The solution would be for shareholders to seek an injunction from a federal court once the year has past. This could be done pro se.



Ha, ha, ha, ha, ha! People kill me. What is your claim? Individuals can't sue to enforce civil or criminal statutes or to force a government agency to prosecute a case. See e.g. Inmates of Attica Correctional Facility v Rockefeller, 477 F.2d 375 (1973). You can't point to any actual damages, so you have no tort claim. There is no contract between you and NWBO that you can claim was breached. You can file a Shareholder Derivative suit that will go exactly as well as the pointless ones filed in the past. It will probably take about a year or two for the judge to get around to dismissing it pursuant to the defendant's 12(b)(5) motion for failure to state a claim.
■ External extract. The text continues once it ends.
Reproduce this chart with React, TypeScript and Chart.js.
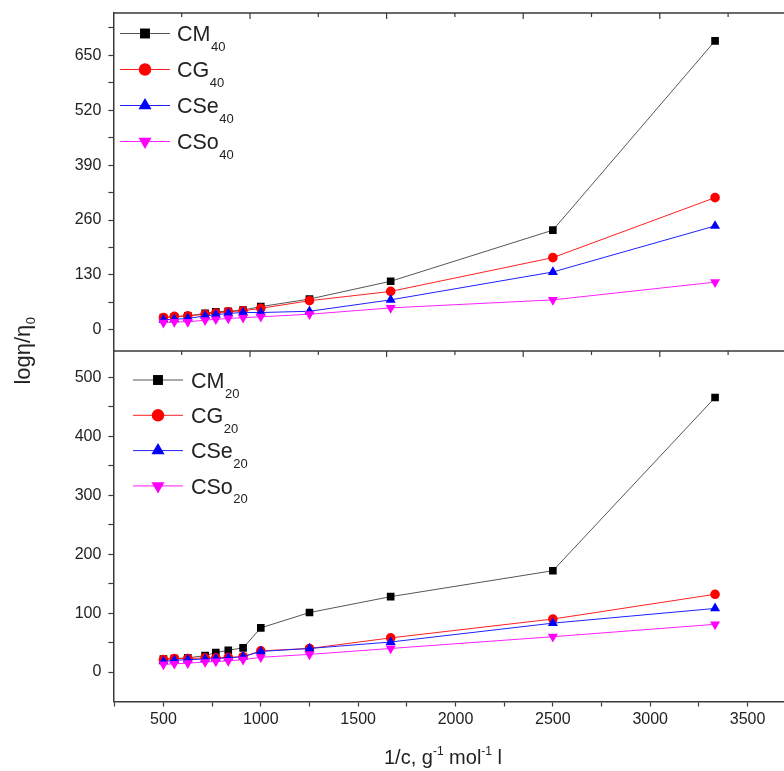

At the very least the regulator would have to respond to the filing and at best they might make inquiries with NWBO and perhaps start a clock on how long NWBO can drag this out.

- Nope

A lot of laws do not get enforced unless an impacted party raises the issue. This is true in both civil and criminal matters.

- Nope

ATLnsider

09/02/21 10:23 AM

#399528 RE: HappyLibrarian #399512

That sounds a lot like the Neil Woodford strategy of “let me shoot myself in the foot and then see how that works out as an investment strategy”.

No true long NWBO shareholder, who is truly interested in helping to support new treatment options for terminal cancer patients, and earning a significant return on their investment, would employ such a strategy that would hurt everyone involved, including shareholders.